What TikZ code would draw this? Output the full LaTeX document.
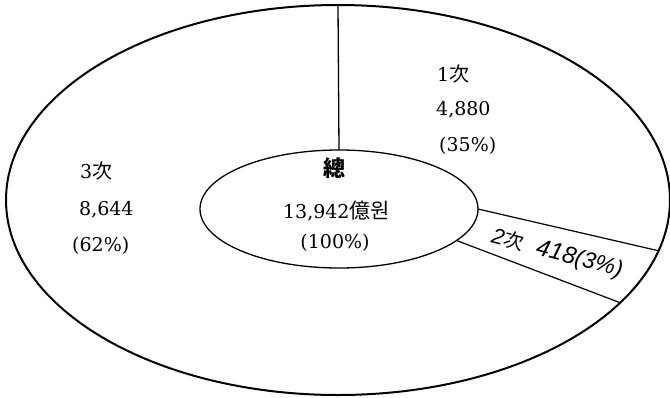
\documentclass[tikz,border=0pt]{standalone}
\usepackage{fontspec}
\usetikzlibrary{shapes.geometric}
\newfontfamily\cjk{Noto Sans CJK KR}
\newfontfamily\mono{DejaVu Serif}
\newfontfamily\sansit{Liberation Sans}
\begin{document}
\begin{tikzpicture}[x=1pt,y=-1pt,
  ring/.style={draw, ellipse, inner sep=0pt, outer sep=0pt},
  lbl/.style={inner sep=0pt, font=\mono\fontsize{19}{19}\selectfont},
  seclbl/.style={inner sep=0pt, rotate=-15, font=\sansit\itshape\fontsize{22}{22}\selectfont}]
\useasboundingbox (0,0) rectangle (670,397);
\node[ring, line width=2pt, minimum width=664pt, minimum height=390pt] (outer) at (338,200) {};
\node[ring, line width=1.3pt, minimum width=278pt, minimum height=118pt] (inner) at (339,209) {};
\draw[line width=1.3pt] (outer.north) -- (inner.north);
\draw[line width=1.2pt] (inner.0) -- (outer.-9);
\draw[line width=1.2pt] (inner.-15) -- (outer.-20.6);
% 1st
\node[lbl, anchor=west] (p1a) at (437,74) {1{\cjk\fontsize{20}{20}\selectfont 次}};
\node[lbl, anchor=west] (p1b) at (436,110) {4,880};
\node[lbl, anchor=west] (p1c) at (439,146) {(35\%)};
% 3rd
\node[lbl, anchor=west] (p3a) at (80,171) {3{\cjk\fontsize{20}{20}\selectfont 次}};
\node[lbl, anchor=west] (p3b) at (79,210) {8,644};
\node[lbl, anchor=west] (p3c) at (72,246) {(62\%)};
% total
\node[lbl, font=\cjk\bfseries\fontsize{22}{22}\selectfont] (t1) at (334,168) {總};
\node[lbl] (t2) at (336.5,211) {13,942{\cjk\fontsize{21}{21}\selectfont 億원}};
\node[lbl] (t3) at (335,243) {(100\%)};
% 2nd
\node[seclbl] (p2) at (557,254) {2{\cjk\fontsize{20}{20}\selectfont 次}\hspace{14pt}{\fontsize{24}{24}\selectfont 418}{\fontsize{23}{23}\selectfont(3\%)}};
\end{tikzpicture}
\end{document}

==========

What is required:
Determine how many lines contain the word "draw" and reply with that number alone.

Solved exercise:
5